WASHINGTON – Sen. George Voinovich dipped into and out of a meeting with Ohio Farm Bureau leaders at the U.S. Capitol last week, giving the visiting delegation more of a taste than a bite of his political agenda.
The meeting had been scheduled for something more like an hour than the 10 minutes he was actually there. Some of the delegation had barely gotten through the Capitol security system when it was over.
And the Senator’s abbreviated comments and somewhat abrupt exit left the Ohio delegation feeling a little hungry for more. The meeting had more the flavor of a campaign rally than the informational and lobbying session it had was supposed to be.
But Voinovich said what the farm leaders wanted to hear. He left them pleased if not satisfied.
Voinovich explained that he was supposed to be in three places at that same time, and said he had to get back to hearings that were being held on the issue of brownfield legislation.
To the approval and applause of his Farm Bureau audience, Voinovich emphasized the relationship of brownfield reclamation and farmland preservation, and then said he was working to get the measure passed through the Senate.

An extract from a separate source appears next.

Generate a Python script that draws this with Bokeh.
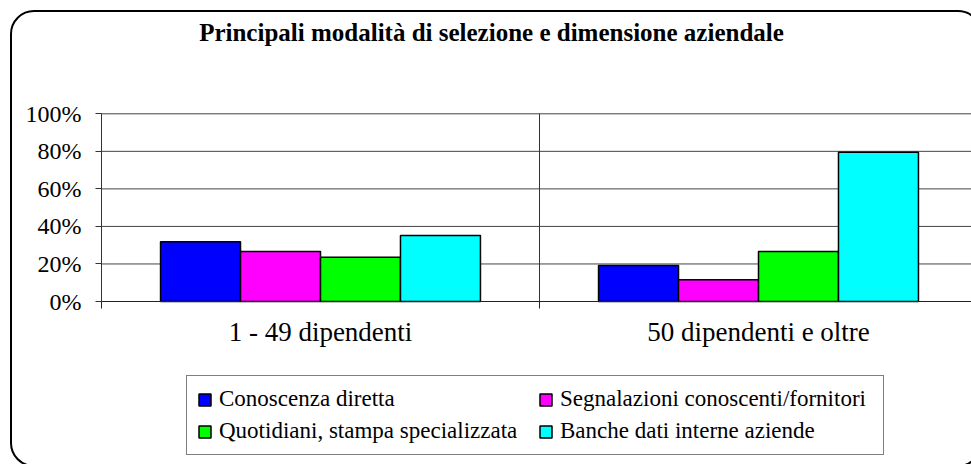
from bokeh.plotting import figure
from bokeh.models import (Range1d, FixedTicker, NumeralTickFormatter, Legend,
                          LegendItem, Label, InlineStyleSheet)
from bokeh.embed import file_html
from bokeh.resources import INLINE

# ---------------- data ----------------
categories = ["1 - 49 dipendenti", "50 dipendenti e oltre"]
series = ["Conoscenza diretta", "Segnalazioni conoscenti/fornitori",
          "Quotidiani, stampa specializzata", "Banche dati interne aziende"]
conoscenza = [0.318, 0.192]
segnalazioni = [0.266, 0.116]
quotidiani = [0.236, 0.266]
banche = [0.352, 0.795]
colors = ["#0000FF", "#FF00FF", "#00FF00", "#00FFFF"]
y_ticks = [0, 0.2, 0.4, 0.6, 0.8, 1.0]
title_text = "Principali modalità di selezione e dimensione aziendale"

FONT = "Liberation Serif"

# ---------------- layout (pixels on the canvas) ----------------
W, H = 971, 464
AX_X, AX_Y = 101, 301      # where the value axis / category axis sit
CAT_PX = 438               # pixels per category
VAL_PX = 187.7             # pixels for 100 %

# the plotting frame covers the whole canvas; axes are pinned at 0
x_range = Range1d(-AX_X / CAT_PX, (W - AX_X) / CAT_PX)
y_range = Range1d(-(H - AX_Y) / VAL_PX, AX_Y / VAL_PX)
x_max = x_range.end

p = figure(width=W, height=H, output_backend="svg", toolbar_location=None,
           x_range=x_range, y_range=y_range,
           min_border=0, min_border_left=0, min_border_right=0,
           min_border_top=0, min_border_bottom=0)
p.outline_line_color = None
p.background_fill_color = "white"
p.border_fill_color = "white"
p.xgrid.visible = False
p.ygrid.visible = False

# outer rounded frame of the whole chart (extends past right/bottom edge)
p.stylesheets = [InlineStyleSheet(css="""
:host { position: relative; }
:host::after {
  content: ''; position: absolute; left: 10px; top: 10px;
  width: 972px; height: 457px; box-sizing: border-box;
  border: 2px solid black; border-radius: 24px; pointer-events: none;
}
""")]

# ---------------- grid lines (limited to the plot area) ----------------
grid_y = y_ticks[1:]
p.segment(x0=[0] * len(grid_y), x1=[x_max] * len(grid_y), y0=grid_y,
          y1=grid_y, line_color="#444444", line_width=1, level="underlay")
sep_x = list(range(1, len(categories)))
p.segment(x0=sep_x, x1=sep_x, y0=[0] * len(sep_x), y1=[1] * len(sep_x),
          line_color="#333333", line_width=1, level="underlay")

# ---------------- bars ----------------
n = len(series)
bw = 0.1826
values = [conoscenza, segnalazioni, quotidiani, banche]
renderers = []
for k, (vals, col) in enumerate(zip(values, colors)):
    xs = [i + 0.5 + (k - (n - 1) / 2) * bw for i in range(len(categories))]
    r = p.vbar(x=xs, top=vals, bottom=0, width=bw, fill_color=col,
               line_color="black", line_width=1.5)
    renderers.append(r)

# ---------------- axes ----------------
xa = p.xaxis[0]
xa.fixed_location = 0
xa.bounds = (0, x_max)
xa.ticker = FixedTicker(ticks=[i + 0.5 for i in range(len(categories))],
                        minor_ticks=list(range(len(categories) + 1)))
xa.major_label_overrides = {i + 0.5: c for i, c in enumerate(categories)}
xa.major_tick_line_color = None
xa.major_tick_out = 7
xa.major_tick_in = 0
xa.minor_tick_line_color = "#222222"
xa.minor_tick_out = 7
xa.minor_tick_in = 0
xa.axis_line_color = "#222222"
xa.major_label_text_font = FONT
xa.major_label_text_font_size = "27px"
xa.major_label_text_color = "black"
xa.major_label_standoff = 8

ya = p.yaxis[0]
ya.fixed_location = 0
ya.bounds = (0, 1)
ya.ticker = FixedTicker(ticks=y_ticks, minor_ticks=[])
ya.formatter = NumeralTickFormatter(format="0%")
ya.major_tick_out = 6
ya.major_tick_in = 0
ya.major_tick_line_color = "#333333"
ya.axis_line_color = "#333333"
ya.major_label_text_font = FONT
ya.major_label_text_font_size = "24px"
ya.major_label_text_color = "black"
ya.major_label_standoff = 14

# ---------------- title ----------------
TITLE_CX, TITLE_BASE = 491, 32
title = Label(x=(TITLE_CX - AX_X) / CAT_PX, y=(AX_Y - TITLE_BASE) / VAL_PX,
              text=title_text, text_font=FONT, text_font_size="25px",
              text_font_style="bold", text_align="center",
              text_baseline="alphabetic", text_color="black")
p.add_layout(title)

# ---------------- legend ----------------
legend = Legend(items=[LegendItem(label=s, renderers=[r])
                       for s, r in zip(series, renderers)],
                orientation="horizontal", ncols=2,
                location=(186, 9), margin=0, padding=10, spacing=6,
                label_height=26, label_width=313,
                glyph_width=15, glyph_height=15, label_standoff=7,
                border_line_color="black", border_line_width=1,
                background_fill_color="white", background_fill_alpha=1,
                label_text_font=FONT, label_text_font_size="23px",
                label_text_color="black")
p.add_layout(legend)

open("out.html", "w").write(file_html(p, INLINE))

“But I need to be involved to making sure there are some changes made,” he said. “Right now it brings the EPA (Environmental Protection Agency) in too soon. I think the states should be able to do what they can first, and then the EPA can get involved.”
Voinovich also indicated his support on one of the Farm Bureau’s key issues of concern, the repeal of estate taxes.
Farm Bureau issue.
The Farm Bureau is advocating the repeal of these “death taxes” in the interest of the preservation of the family farm, to allow farms to be passed down to the next generation rather than be sold off in order to pay taxes due on inheritance.
Voinovich said he knows his position in support of the estate taxes and tax relief in general is being labeled a turn-around on his part, but he feels that is not a fair characterization.
He said he came to Washington hoping to be able to do something about reducing the national debt.
“I was very concerned about the drunken spending down here,” he said.
Now that the federal government is acting with more fiscal responsibility, and the debt is actually being paid down much faster, he said, it is right to send money back down to the people who paid the taxes.
“I know we will get some degree of relief that will take care of most of your problems, Voinovich said. “It may not take care of Warren Buffett, and it may not take care of Bill Gates, but it will take care of you.”
Voinovich also said he was working on a method of get the $400 million that Ohio loses from Highway Trust funds by using a 40 percent bland of ethanol rather than EPA-approved oxygenate additives in most of its gasoline. And that he is pushing to get an ethanol plant built in Ohio.
But he stressed the need for a new comprehensive energy bill that addressed all alternative energy sources.
“We have got to have an energy policy that compromises environmental needs with energy needs,” Voinovich said. “We have never done that before. I am working to develop an energy policy that allows more nuclear power and more Ohio coal to be mined.”
Asked for input.
Voinovich said that agriculture is still the No. 1 industry in Ohio, and told the farm leaders he needed their input to keep track of the industry and to help him decide “what I ought to be doing in Ohio’s interest.”
And with that Voinovich, who had entered the room like a popular champion, surrounded immediately by a surge of greetings, by people wanting to shake his hand and say hello, turned around and left the room, like a man with places to go.